Despite the move by 23 states to legalize medical marijuana, and five states to legalize its recreational use, the federal government is still considering it a controlled substance like heroin or LSD.
Bills for decriminalizing marijuana have been introduced
It is not for lack of trying on the part of some congress members, but getting the passage of new legislature, especially one steeped in controversy, is never a quick process.
Take for example the Regulate Marijuana Like Alcohol Act that was introduced by Representative Jared Polis from Colorado. The bill was introduced on February 20, 2015, and was assigned to a congressional committee for consideration.
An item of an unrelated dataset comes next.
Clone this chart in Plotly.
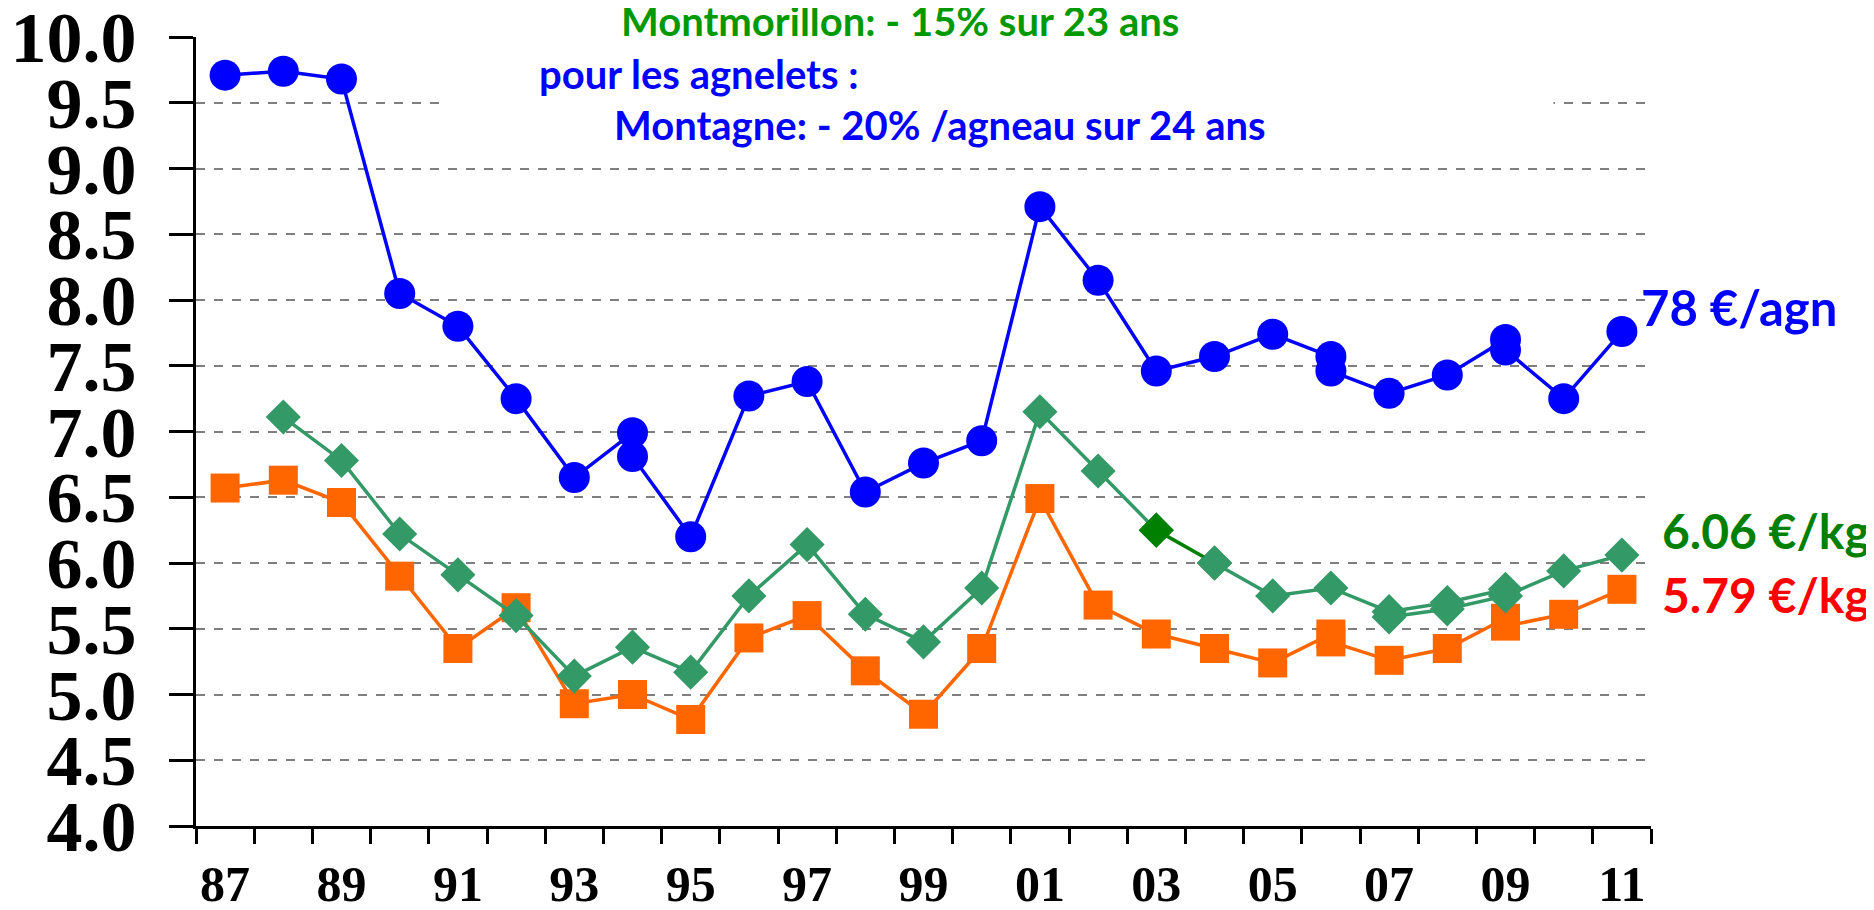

If passed the bill would “decriminalize marijuana at the Federal level, to leave to the States a power to regulate marijuana that is similar to the power they have to regulate alcohol, and for other purposes.” According to the GovTrack.us website, the bill has a one percent chance of being enacted.
Without federal legalization, the federal government could take action at any time
“While President Obama and the Justice Department have allowed the will of voters in states like Colorado and 22 other jurisdictions to move forward, small business owners, medical marijuana patients, and others who follow state laws still live with the fear that a new administration — or this one — could reverse course and turn them into criminals,” said Representative Polis in a statement. “It is time for us to replace the failed prohibition with a regulatory system that works and let states and municipalities decide for themselves if they want, or don’t want, to have legal marijuana within their borders.”
“Despite the compelling case for legalization, and progress toward legalization at the state level, ultimate success is not assured,” wrote Harvard economist Jeff Miron, a vocal supporter of marijuana policy reform. “Federal law still prohibits marijuana, and existing jurisprudence (Gonzales v. Raich 2005) holds that federal law trumps state law when it comes to marijuana prohibition. So far, the federal government has mostly taken a hands-off approach to state medicalizations and legalizations, but in January 2017, the country will have a new president. That person could order the attorney general to enforce federal prohibition regardless of state law.”
Some of the toughest senators are now talking about the need for cannabis research
Specifically, Senator Chuck Grassley, Senator Orrin Hatch, and Senator Dianne Feinstein have all let their voices be heard in favor of more clinical research regarding medical uses of the marijuana plant compound called cannabidiol or CBD. CBD has shown promise in the treatment of many conditions, such as diabetes, cancer, alcoholism, chronic pain, and some forms of intractable epilepsy.
Senators Hatch and Feinstein both vocalized their belief that CBD has potential benefits that parents of sick children are unable to access because of current drug laws. However, they went to great lengths to let it be known they don’t condone the use of recreational marijuana.
“I have deep concern that [pot] does more harm than anything else,” said Senator Feinstein in an interview. “But in terms of the medical aspects of it, it’s a totally different picture. It’s like any other plant. I’m sure there are other plants that if you ate you’d hallucinate or something. But if you can get the beneficial parts out, get them researched, be able to standardize it, regulate it, you may have something very good.”
Progress has definitely been made in getting medicinal benefits of marijuana recognized
“I understand the desire for caution. We’re Congress. We act slowly,” said Senator Hatch, the Senate’s longest-serving Republican and the current chairman of the Finance Committee. “But we must remember that these are people’s lives we’re dealing with. These are people for whom a five- or ten-year delay is not an inconvenience, but a potential death sentence.”
Senator Feinstein said her goal was “to get this process expanded, and get it legitimized and get it regulated. And I think those are the things we have to do and do as quickly as we can.”
Making inroads to assisting with research efforts
A big sticking point for cannabis research has been the difficulty in obtaining marijuana to study. Because of the legal aspects, researchers have to undergo a rigorous Food and Drug Administration and Drug Enforcement Administration process for approval before getting marijuana from the single authorized U.S. supplier.
Thankfully, the Democratic administration took two actions in June of this year that can greatly assist the medical-research movement:
· The U.S. Department of Health and Human Services (HHS) scrapped a “duplicative 16-year old paperwork review” required of private researchers wishing to do studies on marijuana.
· Both the HHS and the Justice Department took steps to consider if CBD should be classified separately from the entire marijuana plant and on a less restrictive level.
If you or someone you love suffers from a medical condition that could find relief from medical marijuana use, take heart that progress on federal legalization does seem to be in the works.